Instagram knows it doesn’t have the best grasp on how different communities – particularly communities of color – use and are affected by the photo-sharing app, so they’re launching a study to better understand their user base.

The Meta Platforms Inc.-owned social platform is launching an optional, anonymous survey to log U.S. users’ racial and ethnic identification, which researchers at partner organizations will study based on other user habits and experiences. The company said in a statement on Thursday that the effort follows “requests made by the civil rights community, academics and regulators,” and that it hopes the project will inform how some users’ posts and videos are ranked algorithmically, and lead to a more inclusive product overall.

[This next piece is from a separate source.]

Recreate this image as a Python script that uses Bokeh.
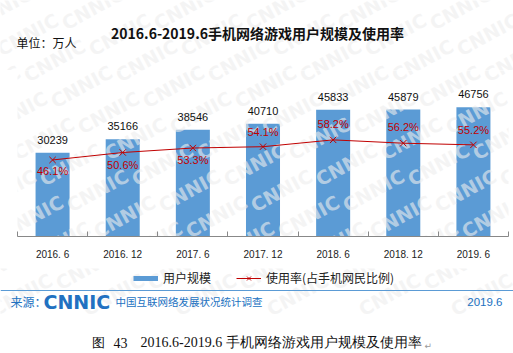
from bokeh.plotting import figure
from bokeh.layouts import column
from bokeh.models import (ColumnDataSource, Range1d, FixedTicker, Legend, LegendItem, LinearAxis)
from bokeh.core.properties import value
from bokeh.embed import file_html
from bokeh.resources import INLINE

# ---- data ----
categories = ["2016. 6", "2016. 12", "2017. 6", "2017. 12", "2018. 6", "2018. 12", "2019. 6"]
users = [30239, 35166, 38546, 40710, 45833, 45879, 46756]
rate = [46.1, 50.6, 53.3, 54.1, 58.2, 56.2, 55.2]
rate_labels = ["46.1%", "50.6%", "53.3%", "54.1%", "58.2%", "56.2%", "55.2%"]
# label placement style (screen px offsets of rate labels)
rate_label_dy = [11, 12, 12, -15, -16, -16, -15]

title_text = "2016.6-2019.6手机网络游戏用户规模及使用率"
unit_text = "单位：万人"
legend_users = "用户规模"
legend_rate = "使用率(占手机网民比例)"
source_prefix = "来源："
source_logo = "CNNIC"
source_name = "中国互联网络发展状况统计调查"
source_date = "2019.6"
caption_fig = "图"
caption_num = "43"
caption_text = "2016.6-2019.6 手机网络游戏用户规模及使用率"
caption_mark = "↵"
watermark = "CNNIC"

BLUE = "#5B9BD5"
RED = "#C00000"
DARKBLUE = "#2171C1"
SANS = "Noto Sans CJK SC"
NUM = "Liberation Sans"
SERIF = "Liberation Serif"

W, H = 513, 353
HEAD_H = 70
FRAME_H = 166
BOTTOM = 32
MAIN_H = FRAME_H + BOTTOM
FOOT_TOP = HEAD_H + MAIN_H
FOOT_H = H - FOOT_TOP
FL, FB = 17, HEAD_H + FRAME_H  # main frame left / bottom in page px

# faint tiled watermark positions (page px), decorative only
WM = []
for r in range(12):
    Y = 8 + 26 * r
    if Y > 300:
        break
    for c in range(-1, 7):
        WM.append((c * 92 + (r * 27) % 92, Y))
WM_STYLE = dict(text_color="#eeeeee", text_alpha=0.6, text_font_size="19px",
                text_font_style="bold", angle=0.5, text_align="center", text_baseline="middle",
                text_font=value("DejaVu Sans"))


def blank(height, y0, y1):
    f = figure(width=W, height=height, output_backend="svg", toolbar_location=None,
               x_range=Range1d(0, W), y_range=Range1d(y1, y0),
               x_axis_location=None, y_axis_location=None, frame_align=False,
               min_border=0, min_border_left=0, min_border_right=0, min_border_top=0, min_border_bottom=0)
    f.xgrid.visible = False
    f.ygrid.visible = False
    f.outline_line_color = None
    f.background_fill_color = "white"
    f.border_fill_color = "white"
    pts = [(x, y) for x, y in WM if y0 - 30 <= y <= y1 + 30]
    if pts:
        f.text(x=[a for a, _ in pts], y=[b for _, b in pts], text=[watermark] * len(pts), **WM_STYLE)
    return f


def txt(f, X, Y, text, font=SANS, size="12px", color="#111111", align="left", style="normal"):
    f.text(x=[X], y=[Y], text=[text], text_font=value(font), text_font_size=size,
           text_color=color, text_align=align, text_baseline="middle", text_font_style=style)


# ---- header ----
head = blank(HEAD_H, 0, HEAD_H)
txt(head, 257, 32, title_text, size="14px", align="center", style="bold")
txt(head, 16, 42, unit_text, size="12px")

# ---- main chart ----
idx = list(range(len(categories)))
src = ColumnDataSource(dict(x=idx, users=users, rate=rate,
                            ulab=[str(u) for u in users], rlab=rate_labels, rdy=rate_label_dy))

p = figure(width=W, height=MAIN_H, output_backend="svg", toolbar_location=None,
           x_range=Range1d(-0.5, len(categories) - 0.5), y_range=Range1d(0, 60000),
           y_axis_location=None, x_axis_location=None, frame_align=False,
           min_border_left=FL, min_border_right=5, min_border_top=0, min_border_bottom=BOTTOM)
p.extra_y_ranges = {"rate": Range1d(0, 100)}
p.xgrid.visible = False
p.ygrid.visible = False
p.outline_line_color = None
p.background_fill_color = "white"
p.border_fill_color = "white"

xaxis = LinearAxis(ticker=FixedTicker(ticks=idx, minor_ticks=[i - 0.5 for i in range(len(categories) + 1)]))
xaxis.major_label_overrides = {i: c for i, c in enumerate(categories)}
xaxis.major_tick_out = 0
xaxis.major_tick_in = 0
xaxis.minor_tick_in = 5
xaxis.minor_tick_out = 0
xaxis.minor_tick_line_color = "#888888"
xaxis.axis_line_color = "#888888"
xaxis.major_label_text_font = NUM
xaxis.major_label_text_font_size = "10px"
xaxis.major_label_text_color = "#222222"
xaxis.major_label_standoff = 12
p.add_layout(xaxis, "below")

p.vbar(x="x", top="users", width=0.485, source=src, fill_color=BLUE, line_color=None)

# watermark over the chart area: anchored at the frame's bottom-left corner, offset in screen px
wm_main = [(X, Y) for X, Y in WM if HEAD_H - 30 <= Y <= FB + 30]
p.text(x=[-0.5] * len(wm_main), y=[0] * len(wm_main), text=[watermark] * len(wm_main),
       x_offset=[X - FL for X, _ in wm_main], y_offset=[Y - FB for _, Y in wm_main], **WM_STYLE)

p.text(x="x", y="users", text="ulab", source=src, text_align="center", text_baseline="middle",
       y_offset=-13, text_font=value(NUM), text_font_size="11px", text_color="#111111")

ln = p.line(x="x", y="rate", source=src, y_range_name="rate", line_color=RED, line_width=1)
mk = p.scatter(x="x", y="rate", source=src, y_range_name="rate", marker="x", size=9,
               line_color=RED, line_width=1)
p.text(x="x", y="rate", text="rlab", source=src, y_range_name="rate", y_offset="rdy",
       text_align="center", text_baseline="middle", text_font=value(NUM), text_font_size="11px",
       text_color=RED)

# ---- footer (legend keys mirror the chart's series styles; their single point lies off-view) ----
foot = blank(FOOT_H, FOOT_TOP, 310)
foot.y_range = Range1d(H, FOOT_TOP)
off = dict(x=[-1000], y=[-1000])
k_users = foot.line(line_color=BLUE, line_width=5, **off)
k_line = foot.line(line_color=RED, line_width=1, **off)
k_mark = foot.scatter(marker="x", size=9, line_color=RED, line_width=1, **off)
legend = Legend(items=[LegendItem(label=legend_users, renderers=[k_users]),
                       LegendItem(label=legend_rate, renderers=[k_line, k_mark])],
                orientation="horizontal", location=(133, H - 286),
                glyph_width=25, glyph_height=14, label_height=14, label_standoff=5, spacing=25,
                padding=0, margin=0, border_line_color=None, background_fill_alpha=0,
                label_text_font=SANS, label_text_font_size="12px", label_text_color="#222222")
foot.add_layout(legend, "center")

foot.segment(x0=[0], y0=[290], x1=[W], y1=[290], line_color=BLUE, line_width=1)
txt(foot, 10, 301, source_prefix, size="12px", color=DARKBLUE)
txt(foot, 43, 301, source_logo, font="DejaVu Sans", size="19px", color=DARKBLUE, style="bold")
txt(foot, 115, 301, source_name, size="10.5px", color=DARKBLUE)
txt(foot, 502, 301, source_date, font=NUM, size="11.5px", color=DARKBLUE, align="right")
txt(foot, 91, 342, caption_fig, font=SERIF, size="13px")
txt(foot, 113, 342, caption_num, font=SERIF, size="14px")
txt(foot, 140, 342, caption_text, font=SERIF, size="14px")
txt(foot, 424, 345, caption_mark, font="DejaVu Sans", size="9px", color="#999999")

layout = column(head, p, foot, spacing=0)
open("out.html", "w").write(file_html(layout, INLINE))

The questionnaire will be conducted by the digital survey company YouGov, and its analysis will be spearheaded by researchers at Northeastern University, Texas Southern University, the University of Central Florida and Oasis Labs. The company said users’ data will not be stored or linked to their accounts, and neither responses or a lack thereof will affect a person’s user experience on the app.

Users for years have levied complaints that Instagram and other social media platforms aren’t doing enough to stamp out racism and bias. Meta, previously known as Facebook, first announced it would study the way racial bias impacts its algorithms in July 2020. The initiative came after activists staged global protests denouncing anti-Black racism and police brutality in the wake of the murder of George Floyd, a Black man, by a White police officer.

In a post published that June, Adam Mosseri, who was chief executive officer of Instagram at the time, said the app was “a platform that stands for elevating Black voices, but at the same time Black people are often harassed, afraid of being ‘shadowbanned’, and disagree with many content takedowns.” He characterized the protests as “a moment when people around the world are rightfully demanding actions over words, and we owe the same to our community.”